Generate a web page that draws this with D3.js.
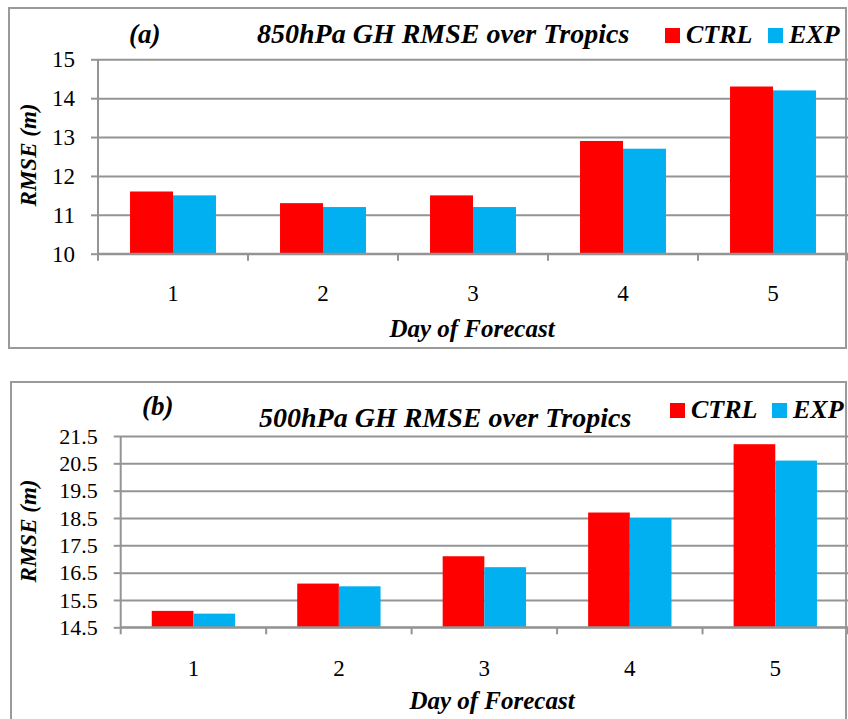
<!DOCTYPE html>
<html>
<head>
<meta charset="utf-8">
<script src="https://cdn.jsdelivr.net/npm/d3@7"></script>
<style>
  body { margin: 0; background: #fff; }
  svg text { fill: #000; }
</style>
</head>
<body>
<svg id="chart" width="848" height="719"></svg>
<script>
// values
var days = ["1", "2", "3", "4", "5"];
var seriesNames = ["CTRL", "EXP"];
var ctrl850 = [11.6, 11.3, 11.5, 12.9, 14.3];
var exp850 = [11.5, 11.2, 11.2, 12.7, 14.2];
var ticks850 = [10, 11, 12, 13, 14, 15];
var ctrl500 = [15.1, 16.1, 17.1, 18.7, 21.2];
var exp500 = [15.0, 16.0, 16.7, 18.5, 20.6];
var ticks500 = [14.5, 15.5, 16.5, 17.5, 18.5, 19.5, 20.5, 21.5];

var colors = { CTRL: "#ff0000", EXP: "#00b0f0" };
var gridColor = "#949494";
var serif = '"Liberation Serif", "Times New Roman", serif';

var svg = d3.select("#chart");

function drawPanel(p) {
    var g = svg.append("g").style("font-family", serif);

    // frame
    g.append("rect")
        .attr("x", p.box[0]).attr("y", p.box[1])
        .attr("width", p.box[2]).attr("height", p.box[3])
        .attr("fill", "none")
        .attr("stroke", "#9a9a9a")
        .attr("stroke-width", 2);

    var y = d3.scaleLinear()
        .domain([p.ticks[0], p.ticks[p.ticks.length - 1]])
        .range([p.bottom, p.top]);
    var x = d3.scaleBand()
        .domain(days)
        .range([p.left, p.right])
        .paddingInner(0.427)
        .paddingOuter(0.2135);
    var xs = d3.scaleBand().domain(seriesNames).range([0, x.bandwidth()]);

    // gridlines
    g.append("g")
        .attr("transform", `translate(${p.left},0)`)
        .call(d3.axisLeft(y).tickValues(p.ticks).tickSize(-(p.right - p.left)).tickFormat(""))
        .call(a => a.select(".domain").remove())
        .selectAll("line")
        .attr("stroke", gridColor)
        .attr("stroke-width", 2);

    // y axis with outside ticks
    var ya = g.append("g")
        .attr("transform", `translate(${p.left},0)`)
        .call(d3.axisLeft(y).tickValues(p.ticks).tickSize(7).tickPadding(p.tickPad)
            .tickFormat(p.fmt));
    ya.attr("font-family", null);
    ya.select(".domain").attr("stroke", gridColor).attr("stroke-width", 2)
        .attr("d", `M0,${p.top}V${p.bottom}`);
    ya.selectAll("line").attr("stroke", gridColor).attr("stroke-width", 2);
    ya.selectAll("text")
        .attr("font-size", p.tickFont)
        .style("font-family", serif)
        .attr("fill", "#000");

    // bars
    var rows = days.map((d, i) => ({ day: d, CTRL: p.ctrl[i], EXP: p.exp[i] }));
    g.append("g")
        .selectAll("g")
        .data(rows)
        .join("g")
        .attr("transform", d => `translate(${x(d.day)},0)`)
        .selectAll("rect")
        .data(d => seriesNames.map(k => ({ key: k, value: d[k] })))
        .join("rect")
        .attr("x", d => xs(d.key))
        .attr("width", xs.bandwidth())
        .attr("y", d => y(d.value))
        .attr("height", d => y(p.ticks[0]) - y(d.value))
        .attr("fill", d => colors[d.key]);

    // x axis line + ticks between categories
    g.append("line")
        .attr("x1", p.left).attr("x2", p.right)
        .attr("y1", p.bottom).attr("y2", p.bottom)
        .attr("stroke", gridColor).attr("stroke-width", 2);
    g.append("g")
        .selectAll("line")
        .data(d3.range(days.length + 1))
        .join("line")
        .attr("x1", i => p.left + i * x.step())
        .attr("x2", i => p.left + i * x.step())
        .attr("y1", p.bottom)
        .attr("y2", p.bottom + 7)
        .attr("stroke", gridColor).attr("stroke-width", 2);

    g.append("g")
        .selectAll("text")
        .data(days)
        .join("text")
        .attr("x", d => x(d) + x.bandwidth() / 2)
        .attr("y", p.xLabelY)
        .attr("text-anchor", "middle")
        .attr("font-size", 23)
        .text(d => d);

    // axis titles
    g.append("text")
        .attr("x", p.xTitle[0]).attr("y", p.xTitle[1])
        .attr("text-anchor", "middle")
        .attr("font-size", 25)
        .attr("font-weight", "bold").attr("font-style", "italic")
        .text("Day of Forecast");
    g.append("text")
        .attr("transform", `translate(${p.yTitle[0]},${p.yTitle[1]}) rotate(-90)`)
        .attr("text-anchor", "middle")
        .attr("font-size", 23)
        .attr("font-weight", "bold").attr("font-style", "italic")
        .text("RMSE (m)");

    // panel letter and title
    g.append("text")
        .attr("x", p.letter[0]).attr("y", p.letter[1])
        .attr("font-size", 27)
        .attr("font-weight", "bold").attr("font-style", "italic")
        .text(p.letterText);
    g.append("text")
        .attr("x", p.title[0]).attr("y", p.title[1])
        .attr("font-size", 28)
        .attr("font-weight", "bold").attr("font-style", "italic")
        .text(p.titleText);

    // legend
    var lg = g.append("g").attr("transform", `translate(${p.legend[0]},${p.legend[1]})`);
    var offs = [0, p.legendGap];
    seriesNames.forEach((k, i) => {
        lg.append("rect")
            .attr("x", offs[i]).attr("y", -15)
            .attr("width", 15).attr("height", 15)
            .attr("fill", colors[k]);
        lg.append("text")
            .attr("x", offs[i] + 21).attr("y", 0)
            .attr("font-size", 26)
            .attr("font-style", "italic")
            .attr("font-weight", "bold")
            .text(k);
    });
}

drawPanel({
    box: [9, 8, 837, 340],
    left: 98, right: 848, top: 59.3, bottom: 253.7,
    ticks: ticks850, fmt: d3.format("d"), tickFont: 23, tickPad: 16,
    ctrl: ctrl850, exp: exp850,
    xLabelY: 301, xTitle: [472, 337], yTitle: [36, 155],
    letter: [129, 43], letterText: "(a)",
    title: [257, 43], titleText: "850hPa GH RMSE over Tropics",
    legend: [665, 43], legendGap: 103
});

drawPanel({
    box: [11, 382, 835, 400],
    left: 120.7, right: 848, top: 436, bottom: 627.3,
    ticks: ticks500, fmt: d3.format(".1f"), tickFont: 22, tickPad: 16,
    ctrl: ctrl500, exp: exp500,
    xLabelY: 676, xTitle: [492, 709], yTitle: [36, 531],
    letter: [142, 415], letterText: "(b)",
    title: [259, 427], titleText: "500hPa GH RMSE over Tropics",
    legend: [670, 418], legendGap: 102
});
</script>
</body>
</html>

:: SHORT TASK ::
Leave the pictures out and reproduce exactly the lines from the top of the listing above through the line with "var ticks500 = [14.5, 15.5, 16.5, 17.5, 18.5, 19.5, 20.5, 21.5];".

:: WORKED ANSWER ::
Generate a web page that draws this with D3.js.
<!DOCTYPE html>
<html>
<head>
<meta charset="utf-8">
<script src="https://cdn.jsdelivr.net/npm/d3@7"></script>
<style>
  body { margin: 0; background: #fff; }
  svg text { fill: #000; }
</style>
</head>
<body>
<svg id="chart" width="848" height="719"></svg>
<script>
// values
var days = ["1", "2", "3", "4", "5"];
var seriesNames = ["CTRL", "EXP"];
var ctrl850 = [11.6, 11.3, 11.5, 12.9, 14.3];
var exp850 = [11.5, 11.2, 11.2, 12.7, 14.2];
var ticks850 = [10, 11, 12, 13, 14, 15];
var ctrl500 = [15.1, 16.1, 17.1, 18.7, 21.2];
var exp500 = [15.0, 16.0, 16.7, 18.5, 20.6];
var ticks500 = [14.5, 15.5, 16.5, 17.5, 18.5, 19.5, 20.5, 21.5];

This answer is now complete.